Between cork forest and lagoon
The hamlet sits in a geographic sweet-spot: close enough to the Atlantic to receive salt-laden breezes, far enough east to keep the slow, Alentejo pulse. Northwards, the Santo André & Sancha Lagoons Natural Reserve shields one of Portugal’s most important wetland mosaics—freshwater meets the ocean in shallow, bird-busy meres that stage avocets, spoonbills and, in season, flocks of greater flamingo. South and east the land folds into gentle sierras clothed with cork oak and umbrella pine; stone-pines supply the kernels that turn up later in local custard tarts.
Of the 737 residents recorded in 2021, more than a third are over 65. Children—just 72 of them—still walk to the primary school beside the church, but the demographic graph resembles that of much of rural Portugal: a pyramid inverted by emigration. On winter mornings wood-smoke rises arrow-straight, resinous and faintly sweet from evergreen oak burning in open fireplaces.
A menu that begins in the pasture
Extensive grazing is not a marketing slogan here; it is the only viable relationship between land and food. Lambs fatten on cistus and wild lavender, acorn-finished pigs roam beneath the oaks, and the local beef cattle—dark, long-horned Alentejanos—move so slowly they seem part of the topography. The results carry DOP or IGP labels that actually mean something: Borrego do Baixo Alentejo IGP, Carnalentejana DOP, Carne de Porco Alentejano DOP.
In the grocery-café “O Pinto” a clay pot of pork and coriander stew is slid into the oven at nine and served at noon, the meat still holding its shape but collapsing at the nudge of a fork. Roast lamb arrives with crackling so brittle it shatters like toffee; on the rare day braised bull-tail is on offer, the sauce is thick enough to coat the rough slice of country bread that acts as spoon. Cheese is trucked in each Friday from Serpa: Queijo Serpa DOP, gold-crusted, runny at the rim, finishing with the gentle bitterness of thistle rennet.
Vines once covered these hills—the parish lies within the Península de Setúbal wine region—but phylloxera and rural exodus reduced production to a few backyard plots. Still, the scent of fermenting grapes lingers in memory; older residents recall treading the lagares barefoot while someone picked out the stalks with a cane fork.
Staying, slowly
Twenty-three places to sleep—scattered farmhouses, two small guest-houses, a couple of cork-lined cottages—are all that São Francisco da Serra cares to offer. At “Casa do Avô” breakfast is ready when the cock crows: warm bread, sheep’s-milk butter, pumpkin jam.
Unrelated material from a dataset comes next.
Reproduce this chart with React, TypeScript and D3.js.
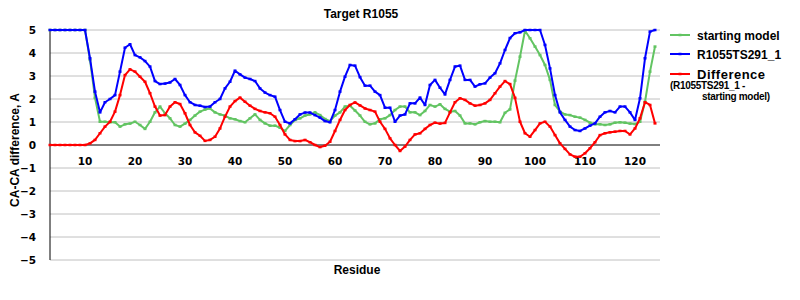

At “Monte da Ameixoeira” the only soundtrack is cicadas and the squeak of an iron gate leading to a salt-water pool that mirrors the sky.
The territory keeps its own timetable. Trails link abandoned threshing floors to granite outcrops where griffon vultures ride thermals; lichens map continents on the flank of a 200-year-old cork oak. When Atlantic fog wells up from the valley the trees become charcoal drawings, and the smell of wet earth mixes with the dry sweetness of cork bark. Dusk arrives abruptly: sunlight drains from the stripped trunks, stone walls exhale the day’s heat, and the first stars appear before you have buttoned your coat. No one urges you to move on; the agricultural calendar still carries more weight than the tourist one, and that, more than any brochure promise, is what makes time slow.